Dragon Annual 2009[edit]

Like its 3e predecessor, this was intended to be the first in a series, but it failed to go anywhere. It gathered 14 articles from the first year of 4e's Dragon print run, consisting of the following:

  • Demonomicon of Iggwilv: Yeenoghu - Information on the Demon Prince of Gnolls as he fits into the World Axis.
  • Creature Incarnations: Kobolds - New variants of kobold to use in your game
  • The Ashen Covenant - Details on an Orcus cult to run your PCs up against, including stats for an obscure classic D&D monster, the Eye of Fear and Flame (renamed the Flameharrow, here)
  • Mithrendain, Citadel of the Feywild - Details on an eladrin city in the Feywild with connections to the Underdark.
  • Wish Upon A Star - New flavor and mechanics for Warlocks of the Star Pact.

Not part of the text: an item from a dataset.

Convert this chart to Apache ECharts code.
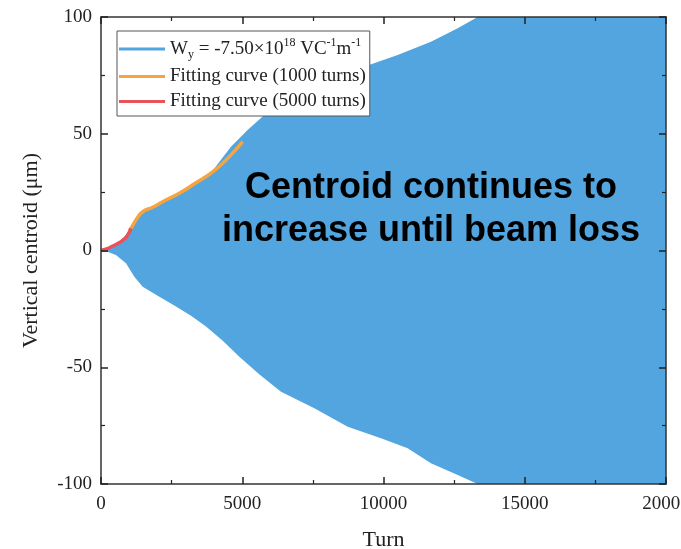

  • The Bloodghost Syndicate - Details on a bugbear thieves guild.
  • Intelligent Items - Rules for incorporating magical items with their own minds, an obscure but classic aspect of D&D.
  • Fight! - Rules and background for running gladiator-themed campaigns or encounters.
  • We Who Are About To Die - PC options for playing gladiators.
  • The Longest Night - A mini-adventure in which a low level party must fight a red dragon.
  • Playing Dhampyr - World Axis lore and PC content for dhampyrs.
  • Masters of the Planes - An assortment of plane-themed Epic Destinies.
  • Playing Shadar-Kai - World Axis lore and PC content for shadar-kai.
  • Art of the Kill - PC options for playing assassins.